Tuesday, November 4, 2008

We Were Really Good, Weren't We?

When a group can write its own history, and when there is little competing data, it can twist the way in which later generations will view it.

The Classical Greeks of the “Golden Age” are often seen as an ideal, as a virtuous and noble group of people. Yet this is not true: leaders like Themistocles were comfortable with bribery, extortion, and human sacrifice; Thucydides tells us how Pericles gives a speech praising Athens for its morality and then tells us how the Athenians relied primarily upon dishonesty, intimidation, betrayal, murder, and cruelty for political power. Why do they have such a good image in history books, if they were so ruthless and corrupt? Some of the Greeks had a chance to write their own histories, and make themselves look good in the process; other Greeks wrote about how people should act, not about how they actually do act. The Greeks living during the Classical age would laugh themselves sick if they saw modern essays about the “noble Greeks”.

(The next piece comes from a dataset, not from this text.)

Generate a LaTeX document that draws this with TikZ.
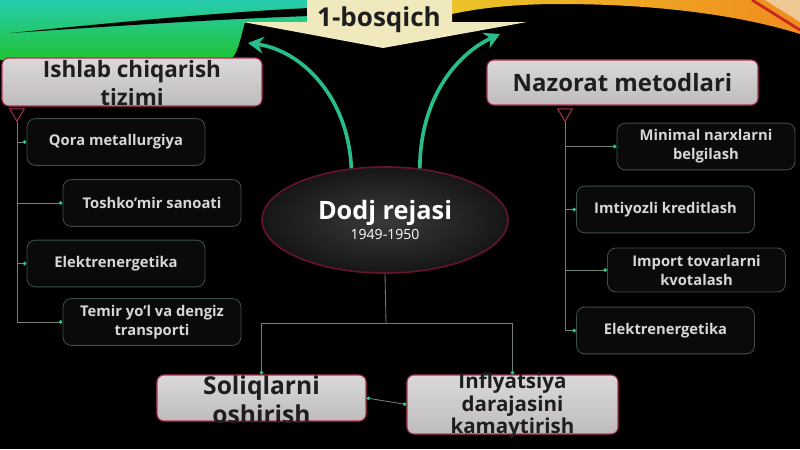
\documentclass[tikz,border=0pt]{standalone}
\usepackage{fontspec}
\setmainfont{Open Sans}
\definecolor{hdred}{RGB}{176, 48, 80}
\definecolor{hdtop}{RGB}{218, 216, 217}
\definecolor{hdbot}{RGB}{192, 188, 190}
\definecolor{hdink}{RGB}{30, 30, 30}
\definecolor{itemedge}{RGB}{62, 80, 70}
\definecolor{itemfill}{RGB}{10, 10, 10}
\definecolor{itemink}{RGB}{215, 215, 215}
\definecolor{linkgray}{RGB}{110, 130, 118}
\definecolor{dotgreen}{RGB}{40, 200, 130}
\definecolor{swgreen}{RGB}{40, 190, 140}
\definecolor{bannerbg}{RGB}{240, 233, 190}
\definecolor{waveteal}{RGB}{40, 205, 175}
\definecolor{wavegreen}{RGB}{30, 195, 50}
\definecolor{waveyellow}{RGB}{235, 195, 40}
\definecolor{waveorange}{RGB}{240, 140, 30}
\definecolor{wavepeach}{RGB}{240, 200, 150}
\definecolor{wavered}{RGB}{200, 40, 30}
\definecolor{ellred}{RGB}{100, 20, 40}
\definecolor{ellin}{RGB}{58, 58, 58}
\definecolor{ellout}{RGB}{22, 22, 22}
\usetikzlibrary{shapes.geometric, arrows.meta, positioning, calc}

\tikzset{
  hdbox/.style={draw=hdred, line width=0.8pt, top color=hdtop, bottom color=hdbot, rounded corners=5pt},
  hdtext/.style={text=hdink, align=center},
  itembox/.style={draw=itemedge, line width=0.6pt, fill=itemfill, rounded corners=6pt, text=itemink,
    align=center, minimum width=4.45cm, minimum height=1.17cm, font=\bfseries\fontsize{10.5}{13.5}\selectfont},
  trunkmark/.style={regular polygon, regular polygon sides=3, shape border rotate=180, draw=hdred,
    line width=0.7pt, minimum size=0.42cm, inner sep=0pt},
  link/.style={draw=linkgray, line width=0.6pt, -{Circle[length=2.6pt, color=dotgreen]}},
  swoosh/.style={draw=swgreen, line width=2.6pt, -{Stealth[length=11pt, width=12pt]}}
}

\begin{document}
\begin{tikzpicture}[x=0.025cm, y=-0.025cm]
  % Background
  \fill[black] (0,0) rectangle (800,449);
  \useasboundingbox (0,0) rectangle (800,449);
  \shade[top color=waveteal, bottom color=wavegreen] (0,0) -- (310,0) -- (310,22) -- (245,22)
    .. controls (240,40) and (238,52) .. (232,58) -- (0,60) -- cycle;
  \fill[black] (10,33) .. controls (100,24) and (220,12) .. (310,8) -- (310,16)
    .. controls (220,19) and (100,27) .. (10,33) -- cycle;
  \shade[left color=waveyellow, right color=waveorange] (452,0) -- (800,0) -- (800,34)
    .. controls (730,12) and (640,4) .. (560,4) .. controls (510,4) and (475,9) .. (452,14) -- cycle;
  \fill[wavepeach] (765,0) -- (800,0) -- (800,22) -- cycle;
  \draw[wavered, line width=2pt] (752,0) -- (800,30);

  % Stage banner
  \fill[bannerbg] (307,0) -- (452,0) -- (452,22) -- (527,22) -- (383,48) -- (243,22) -- (307,22) -- cycle;
  \node[text=hdink, font=\bfseries\fontsize{18.5}{20}\selectfont] (stage) at (379,20) {1-bosqich};

  % Centre
  \node[ellipse, draw=ellred, line width=1.2pt, inner color=ellin, outer color=ellout,
    minimum width=6.15cm, minimum height=2.65cm, align=center, text=white] (dodj) at (385,220)
    {{\bfseries\fontsize{18}{20}\selectfont Dodj rejasi}\\[2pt]{\fontsize{10}{12}\selectfont 1949-1950}};
  \coordinate (lgo) at (248,43);
  \coordinate (rgo) at (500,34);
  \draw[swoosh] (dodj.123) .. controls (348,95) and (300,50) .. (lgo);
  \draw[swoosh] (dodj.56) .. controls (420,100) and (455,55) .. (rgo);

  % Production system
  \node[hdbox, minimum width=6.5cm, minimum height=1.2cm] (ishlab) at (132,82) {};
  \node[hdtext, font=\bfseries\fontsize{16}{20}\selectfont] (ishlabtxt) at (132,83) {Ishlab chiqarish\\tizimi};
  \node[trunkmark] (lmark) at (17,113) {};
  \node[itembox] (qora) at (116,142) {Qora metallurgiya};
  \node[itembox] (tosh) at (152,203) {Toshko’mir sanoati};
  \node[itembox] (elek) at (116,263.5) {Elektrenergetika};
  \node[itembox] (temir) at (152,322) {Temir yo’l va dengiz\\transporti};
  \draw[link] (lmark.south) |- (qora.west);
  \draw[link] (lmark.south) |- (tosh.west);
  \draw[link] (lmark.south) |- (elek.west);
  \draw[link] (lmark.south) |- (temir.west);

  % Control methods
  \node[hdbox, hdtext, minimum width=6.775cm, minimum height=1.125cm,
    font=\bfseries\fontsize{17}{20}\selectfont] (nazorat) at (622.5,82.5) {Nazorat metodlari};
  \node[trunkmark] (rmark) at (565,113) {};
  \node[itembox] (minimal) at (706,146.5) {Minimal narxlarni\\belgilash};
  \node[itembox] (imtiyoz) at (665.5,209.5) {Imtiyozli kreditlash};
  \node[itembox, minimum height=1.1cm] (import) at (696.5,270) {Import tovarlarni\\kvotalash};
  \node[itembox] (elektr) at (665.5,330.5) {Elektrenergetika};
  \draw[link] (rmark.south) |- (minimal.west);
  \draw[link] (rmark.south) |- (imtiyoz.west);
  \draw[link] (rmark.south) |- (import.west);
  \draw[link] (rmark.south) |- (elektr.west);

  % Outcomes
  \node[hdbox, minimum width=5.225cm, minimum height=1.15cm] (soliq) at (261.5,398) {};
  \node[hdtext, font=\bfseries\fontsize{17.5}{20.5}\selectfont] (soliqtxt) at (261.5,400) {Soliqlarni\\oshirish};
  \node[hdbox, minimum width=5.275cm, minimum height=1.475cm] (infl) at (512.5,404.5) {};
  \node[hdtext, font=\bfseries\fontsize{14.6}{16}\selectfont] (infltxt) at (512.5,406) {Inflyatsiya\\darajasini\\kamaytirish};
  \coordinate (fork) at (386,323);
  \draw[draw=linkgray, line width=0.6pt] (dodj.south) -- (fork);
  \draw[link] (fork) -| (soliq.north);
  \draw[link] (fork) -| (infl.north);
  \draw[link, {Circle[length=2.6pt, color=dotgreen]}-{Circle[length=2.6pt, color=dotgreen]}] (soliq.east) -- (infl.west);
\end{tikzpicture}
\end{document}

Remember, this is a society which embraced slavery, and notions of human inequality, to an extent which would shock an twenty-first century American; exclusion was one of the foundational concepts on which they based their society. Few societies have been more corrupt, sick, or depraved than Greece during the Classical age, and Athens in particular. Yet we remember then as the noble, democratic, virtuous Greeks!